*Data shown*
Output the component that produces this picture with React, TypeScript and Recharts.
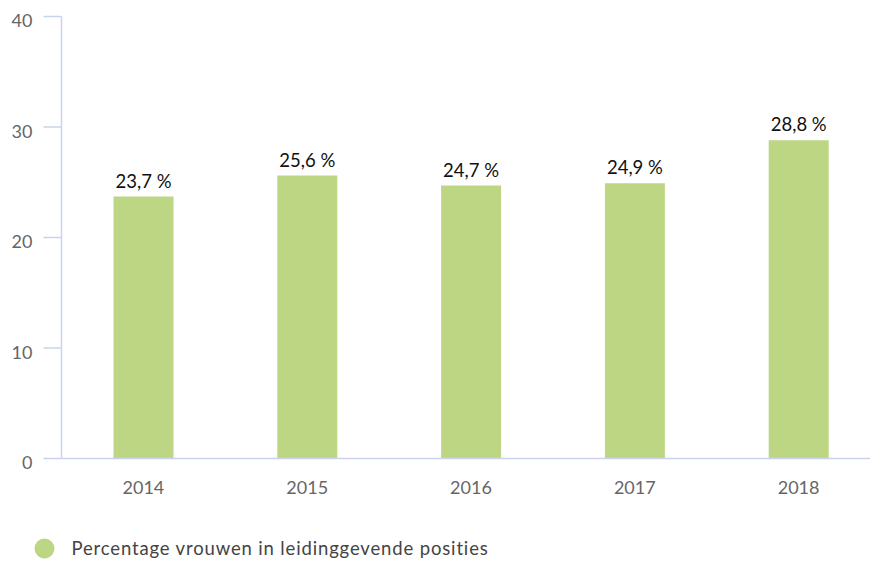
import { BarChart, Bar, XAxis, YAxis, Legend, LabelList } from "recharts";

const years = ["2014", "2015", "2016", "2017", "2018"];
const percentages = [23.7, 25.6, 24.7, 24.9, 28.8];
const yTicks = [0, 10, 20, 30, 40];
const seriesName = "Percentage vrouwen in leidinggevende posities";

const data = years.map((year, i) => ({ year, value: percentages[i] }));

const FONT = "Lato, 'Open Sans', sans-serif";
const BAR_COLOR = "#bdd684";
const AXIS_COLOR = "#cad3ed";

const formatPct = (v: number) => `${v.toFixed(1).replace(".", ",")} %`;

const YTick = ({ x, y, payload }: any) => (
  <text x={x} y={y + 10.5} textAnchor="end" fill="#666" fontSize={18} fontFamily={FONT}>
    {payload.value}
  </text>
);

const XTick = ({ x, y, payload }: any) => (
  <text x={x} y={y + 35.5} textAnchor="middle" fill="#666" fontSize={18} fontFamily={FONT}>
    {payload.value}
  </text>
);

const ValueLabel = ({ x, y, width, value }: any) => (
  <text
    x={x + width / 2}
    y={y - 9}
    textAnchor="middle"
    fill="#111"
    fontSize={18.5}
    fontFamily={FONT}
  >
    {formatPct(value)}
  </text>
);

const LegendContent = () => (
  <div style={{ display: "flex", alignItems: "center", fontFamily: FONT, height: 21 }}>
    <svg width={21} height={21}>
      <circle cx={10.5} cy={10.5} r={10} fill={BAR_COLOR} />
    </svg>
    <span
      style={{
        marginLeft: 17,
        fontSize: 18.5,
        letterSpacing: 0.85,
        color: "#444",
        whiteSpace: "nowrap",
        lineHeight: "21px",
      }}
    >
      {seriesName}
    </span>
  </div>
);

export default function App() {
  return (
    <div style={{ position: "absolute", left: 0, top: 0, width: 870, height: 561, background: "#fff" }}>
      <BarChart
        width={870}
        height={561}
        data={data}
        margin={{ top: 16.5, right: -10.5, left: 0, bottom: 12.5 }}
      >
        <XAxis
          dataKey="year"
          height={50}
          axisLine={{ stroke: AXIS_COLOR, strokeWidth: 1.5 }}
          tickLine={false}
          tickSize={0}
          tickMargin={0}
          tick={<XTick />}
        />
        <YAxis
          width={61.5}
          domain={[0, 40]}
          ticks={yTicks}
          interval={0}
          axisLine={{ stroke: AXIS_COLOR, strokeWidth: 1.5 }}
          tickLine={{ stroke: AXIS_COLOR, strokeWidth: 1.5 }}
          tickSize={18}
          tickMargin={11}
          tick={<YTick />}
        />
        <Legend
          height={40}
          content={<LegendContent />}
          wrapperStyle={{ left: 33.5, top: 537.5, bottom: "auto", width: "auto" }}
        />
        <Bar dataKey="value" name={seriesName} fill={BAR_COLOR} barSize={60} isAnimationActive={false}>
          <LabelList dataKey="value" content={<ValueLabel />} />
        </Bar>
      </BarChart>
    </div>
  );
}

*What you need to do*
Write out exactly the opening lines of the data, stopping after the line that holds "const data = years.map((year, i)". Exclude pictures.

*Written answer*
Output the component that produces this picture with React, TypeScript and Recharts.
import { BarChart, Bar, XAxis, YAxis, Legend, LabelList } from "recharts";

const years = ["2014", "2015", "2016", "2017", "2018"];
const percentages = [23.7, 25.6, 24.7, 24.9, 28.8];
const yTicks = [0, 10, 20, 30, 40];
const seriesName = "Percentage vrouwen in leidinggevende posities";

const data = years.map((year, i) => ({ year, value: percentages[i] }));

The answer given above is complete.